Warum SEO Journalisten nerven sollte

Wenn man momentan die Debatten um die Zukunft des Onlinejournalismus (und der ihn produzierenden Journalisten) verfolgt, könnte man meinen, sie sei nahezu ausschließlich von Google abhängig. Man hört jedenfalls deutlich mehr in letzter Zeit zu diesem Kram als zu irgendwelchen grundjournalistischen Themen. Dabei gibt es ja gegen Suchmaschinenoptimierung (das ist der etwas schönere Begriff dafür, dass man seine Texte so herrichten soll, dass sie von Google optimal gefunden werden) grundsätzlich nichts einzuwenden; es ist legitim, sich Gedanken darüber zu machen, wie man seine Texte besser auffindbar macht. Irgendwann aber ist eine Grenze überschritten.  Wenn man die Suchmaschine zum Fetisch macht, wenn sich journalistisches Texten darum dreht, ob auch wirklich ausreichend Keywords im Text sind, dann läuft irgendetwas schief, zumal es aktuell ja nicht so ist, dass der Journalismus nicht ganz andere Probleme hätte als Google-Optimierung.

Vor allem sollten sich speziell Journalisten momentan mit ganz anderen Dingen befassen — SEO kann man getrost Technikern und Marketingabteilungen überlassen. Sowohl inhaltlich als auch, was die Darstellungsformen angeht, passiert viel zu viel, als dass man sich mit dem grassierenden Google-Fetisch allzulange auseinandersetzen müsste. Man würde sich freuen, wenn es Multimedia-Journalisten gelänge, das Medium Video stärker und professioneller einzubinden. Man fände es großartig, wenn jemand schöne Audios oder Audio-Slideshows produzieren würde, oder interaktive, multimediale Stücke. Das sind die Dinge, in die es sich lohnt, Zeit und Geld zu investieren — aber sechsmal „Klinsmann“ in den Vorspann zu schreiben, damit Google es dann auch mal kapiert, dass es im nachfolgenden Text um Klinsmann gehen könnte? Was für ein Unsinn.
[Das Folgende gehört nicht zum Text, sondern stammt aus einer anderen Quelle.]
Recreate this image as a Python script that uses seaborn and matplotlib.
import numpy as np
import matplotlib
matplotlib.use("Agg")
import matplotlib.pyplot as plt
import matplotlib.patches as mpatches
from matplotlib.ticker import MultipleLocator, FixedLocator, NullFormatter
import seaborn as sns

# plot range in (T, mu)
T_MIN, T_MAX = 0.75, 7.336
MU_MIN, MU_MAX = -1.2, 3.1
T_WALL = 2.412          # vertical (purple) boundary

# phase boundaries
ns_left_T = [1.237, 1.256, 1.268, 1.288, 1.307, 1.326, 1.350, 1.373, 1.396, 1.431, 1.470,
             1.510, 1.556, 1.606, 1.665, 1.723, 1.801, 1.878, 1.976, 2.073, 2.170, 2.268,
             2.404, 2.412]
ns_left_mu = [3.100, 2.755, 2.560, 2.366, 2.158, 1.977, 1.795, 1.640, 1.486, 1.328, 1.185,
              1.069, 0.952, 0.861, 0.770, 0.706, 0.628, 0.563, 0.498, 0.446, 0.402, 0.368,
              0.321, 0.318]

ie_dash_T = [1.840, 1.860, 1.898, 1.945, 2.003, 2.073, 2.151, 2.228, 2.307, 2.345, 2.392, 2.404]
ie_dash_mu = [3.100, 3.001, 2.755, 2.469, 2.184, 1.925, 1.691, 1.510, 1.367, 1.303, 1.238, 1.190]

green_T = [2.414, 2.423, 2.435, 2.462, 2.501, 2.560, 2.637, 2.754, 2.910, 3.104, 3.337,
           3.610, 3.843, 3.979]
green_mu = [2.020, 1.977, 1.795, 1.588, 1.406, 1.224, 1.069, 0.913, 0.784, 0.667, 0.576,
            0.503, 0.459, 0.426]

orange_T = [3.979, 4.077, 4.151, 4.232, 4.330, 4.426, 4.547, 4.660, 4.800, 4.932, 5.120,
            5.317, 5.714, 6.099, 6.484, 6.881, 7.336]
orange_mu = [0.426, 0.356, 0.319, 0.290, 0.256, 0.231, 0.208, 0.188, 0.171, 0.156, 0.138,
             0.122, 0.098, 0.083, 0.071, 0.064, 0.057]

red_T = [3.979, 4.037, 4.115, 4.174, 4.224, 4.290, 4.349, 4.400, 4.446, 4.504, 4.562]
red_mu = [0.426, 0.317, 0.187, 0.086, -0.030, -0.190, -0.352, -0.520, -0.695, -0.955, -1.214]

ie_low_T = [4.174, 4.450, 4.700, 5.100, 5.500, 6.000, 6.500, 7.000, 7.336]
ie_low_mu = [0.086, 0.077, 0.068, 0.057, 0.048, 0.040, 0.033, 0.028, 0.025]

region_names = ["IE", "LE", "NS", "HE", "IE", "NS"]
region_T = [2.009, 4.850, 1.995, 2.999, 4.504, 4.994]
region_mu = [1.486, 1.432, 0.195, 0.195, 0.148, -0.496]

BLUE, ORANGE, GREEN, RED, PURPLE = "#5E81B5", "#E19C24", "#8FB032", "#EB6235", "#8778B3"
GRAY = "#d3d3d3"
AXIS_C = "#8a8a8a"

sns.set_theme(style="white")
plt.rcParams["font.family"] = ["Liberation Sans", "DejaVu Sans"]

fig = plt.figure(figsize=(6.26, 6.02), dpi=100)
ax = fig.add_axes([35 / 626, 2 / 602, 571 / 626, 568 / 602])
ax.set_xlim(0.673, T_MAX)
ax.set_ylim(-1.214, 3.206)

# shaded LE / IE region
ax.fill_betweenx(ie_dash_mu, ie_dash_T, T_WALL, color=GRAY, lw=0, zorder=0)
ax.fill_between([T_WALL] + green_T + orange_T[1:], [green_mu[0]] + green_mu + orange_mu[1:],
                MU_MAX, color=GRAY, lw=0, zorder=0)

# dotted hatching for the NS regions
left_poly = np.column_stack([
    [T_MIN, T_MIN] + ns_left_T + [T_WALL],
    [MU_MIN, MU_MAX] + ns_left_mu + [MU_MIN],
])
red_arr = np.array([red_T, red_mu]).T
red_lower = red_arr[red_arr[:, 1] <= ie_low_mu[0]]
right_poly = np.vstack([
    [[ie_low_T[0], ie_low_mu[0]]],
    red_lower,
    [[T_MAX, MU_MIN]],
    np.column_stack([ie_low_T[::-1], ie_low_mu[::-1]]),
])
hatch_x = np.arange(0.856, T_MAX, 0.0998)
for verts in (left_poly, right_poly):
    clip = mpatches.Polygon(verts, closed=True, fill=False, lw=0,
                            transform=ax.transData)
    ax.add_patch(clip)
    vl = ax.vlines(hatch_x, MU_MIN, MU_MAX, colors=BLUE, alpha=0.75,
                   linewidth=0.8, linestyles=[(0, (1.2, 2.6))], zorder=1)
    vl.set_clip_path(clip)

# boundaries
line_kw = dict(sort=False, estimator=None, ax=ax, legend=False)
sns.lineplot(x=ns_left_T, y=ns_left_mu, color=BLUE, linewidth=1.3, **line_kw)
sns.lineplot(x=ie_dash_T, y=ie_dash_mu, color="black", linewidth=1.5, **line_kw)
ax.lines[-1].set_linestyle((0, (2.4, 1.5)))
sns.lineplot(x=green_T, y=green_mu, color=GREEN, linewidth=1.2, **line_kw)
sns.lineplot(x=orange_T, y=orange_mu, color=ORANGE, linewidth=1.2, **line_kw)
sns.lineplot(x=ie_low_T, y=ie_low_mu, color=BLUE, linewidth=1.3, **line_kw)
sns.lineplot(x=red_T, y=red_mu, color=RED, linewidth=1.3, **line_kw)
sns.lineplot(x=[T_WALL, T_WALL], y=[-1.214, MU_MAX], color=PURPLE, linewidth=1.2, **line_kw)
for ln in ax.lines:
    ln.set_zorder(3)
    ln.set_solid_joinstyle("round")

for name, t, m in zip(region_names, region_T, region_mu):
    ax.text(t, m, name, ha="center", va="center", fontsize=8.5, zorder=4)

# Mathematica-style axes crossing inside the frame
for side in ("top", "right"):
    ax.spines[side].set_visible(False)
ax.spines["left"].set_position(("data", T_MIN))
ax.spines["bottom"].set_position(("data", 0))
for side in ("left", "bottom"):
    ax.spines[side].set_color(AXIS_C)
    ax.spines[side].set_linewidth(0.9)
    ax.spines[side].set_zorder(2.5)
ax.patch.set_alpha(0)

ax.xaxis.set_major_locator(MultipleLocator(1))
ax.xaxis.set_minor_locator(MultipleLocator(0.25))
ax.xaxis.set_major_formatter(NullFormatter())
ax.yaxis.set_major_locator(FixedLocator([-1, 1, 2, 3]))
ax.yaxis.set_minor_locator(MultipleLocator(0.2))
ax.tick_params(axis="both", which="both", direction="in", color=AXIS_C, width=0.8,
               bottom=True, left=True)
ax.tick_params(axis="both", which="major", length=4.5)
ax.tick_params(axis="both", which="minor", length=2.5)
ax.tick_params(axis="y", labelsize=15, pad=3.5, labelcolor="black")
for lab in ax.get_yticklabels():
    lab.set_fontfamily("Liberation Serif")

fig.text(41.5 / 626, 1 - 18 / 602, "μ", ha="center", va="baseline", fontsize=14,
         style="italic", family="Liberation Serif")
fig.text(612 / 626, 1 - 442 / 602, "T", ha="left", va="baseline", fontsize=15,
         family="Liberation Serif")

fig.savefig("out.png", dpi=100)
Und vielleicht bin ich ja etwas naiv, aber was passiert eigentlich, wenn dann mal alle alles optimiert haben und in jedem Text über Klinsmann sechsmal Klinsmann im Vorspann steht?

Der Unsinn, sich um äußere Formen und um irgendwelche Klickzahlen zu kümmern, führt vielleicht nicht gleich zu einer Pervetierung des Journalismus, aber er lenkt vom Wesentlichen ab, er verhindert seine Entwicklung und verbirgt Potentiale. Natürlich ist es eine großartige Geschichte, dass man online nunmehr mühelos eine enorme Zahl von Bildern zeigen kann; Bilder, auf die man in einer Zeitung verzichten müsste, weil man den Platz nicht hat. Wenn man sich dann aber die Vielzahl lieb- und hirnlos zusammengeworfener Klickstrecken anschaut (und sich dann noch überlegt, wie man den Quatsch googleoptimiert), dann fragt man sich schon, ob der Onlinejournalismus nicht gerade in eine grundverkehrte Ecke läuft. Und ob man SEO-Profis und anderen Optimierern zumindest als Journalist nicht mit einem gewissen Misstrauen begegnen sollte.  Journalismus jedenfalls, der sich vor einer Suchmaschine in den Staub wirft, steht kurz vor der Bankrotterklärung.

Dieser Beitrag hat 2 Kommentare

  1. Stefan

    SEO ist letztlich nichts anderes als Vertrieb. Nur dass hier, in gewissem Rahmen, die Journalisten inhaltlich mitziehen müssen. Aber Vertrieb hat schon immer den Journalismus beeinflusst – das ist online nicht anders als in der realen Welt. Einige weitere Gedanken zu diesem Zusammenhang habe ich letzten Sommer in einem Artikel formuliert, den ich oben verlinkt habe.

  2. Martin

    Nun in Sachen SEO sollten Vertrieb wie auch die Journalisten zusammen arbeiten. Wenn es natürlich Grammatikalisch Unsinnig wird reagiert auch Google. Selbst schon getestet und dabei 2 Domains regelrecht verbrannt. Denn das schöne ist das Google nicht nur eine Maschine ist. Dahinter sitzen wirkliche Menschen die wirkliche Visiten machen auf den Seiten. Somit fallen solche Artikel oder Beiträge über kurz oder lang in der berühmten und Sagen Umwobenen“ Sandbox!